Tracing the Lines of Lost Phenomenology at Kasteelberg: layering counter cartographics and archaeological architectonics to celebrate forgotten Khoekhoen history.

Landscape interpretation centrel
Kasteelberg, Western Cape, ZA

Standing alone amidst rolling wheat fields along the western coast, Kasteelberg is a tall, saddle-shaped hill crowned with boulders and a rich Khoekhoen archaeological record. Despite its history stretching back thousands of years, very few people today know of Kasteelberg’s importance, and most of its archaeological sites remain unexcavated. This project explores what it means to intervene architecturally in a sensitive site without urban design drivers, and how history, archaeology, ritual, and geology can become informants.


Intervening in the low point of the saddle and mediating between the two sensitive koppies, this project proposes a landscape interpretation centre with both temporary archaeological facilities and more permanent makers spaces drawn from Khoekhoen history. At the intersection of these two seemingly opposed activities is an exhibition space open to visitors, placing sacred and profane in dialogue with each other, and making the spatial argument that traditional forms of place-making and mark-making are also important forms of knowledge production, and that intersections are where meaning emerges.

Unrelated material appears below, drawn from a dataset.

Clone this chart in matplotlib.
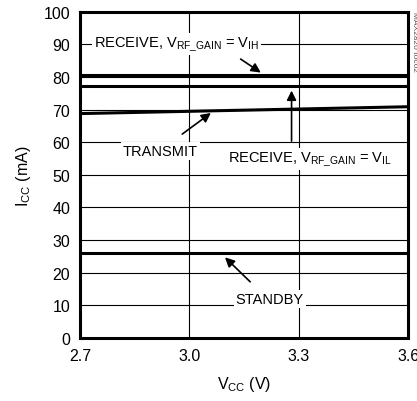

The siting and program of the intervention derive from a careful reading of the ‘lines of phenomenology’ of Kasteelberg, whether its symmetry, sight lines to distant geographic features, nomadic lines, or the spatial layout of Khoekhoen ritual spaces on the nearby koppies. Informed further by the processes of temporality, geological stratigraphy, and archaeological excavation, the intervention is carved into the site to reveal its stratigraphy and trace routes which become program, some temporary and some permanent, echoing Khoekhoen nomadism and temporary dwellings. 


The landscape interpretation centre thus responds to the challenge of intervening in a historical site by proposing a design that is derived from the forms and processes of its historical, ritual, and geological predecessors, proposing an archaeological architectonics.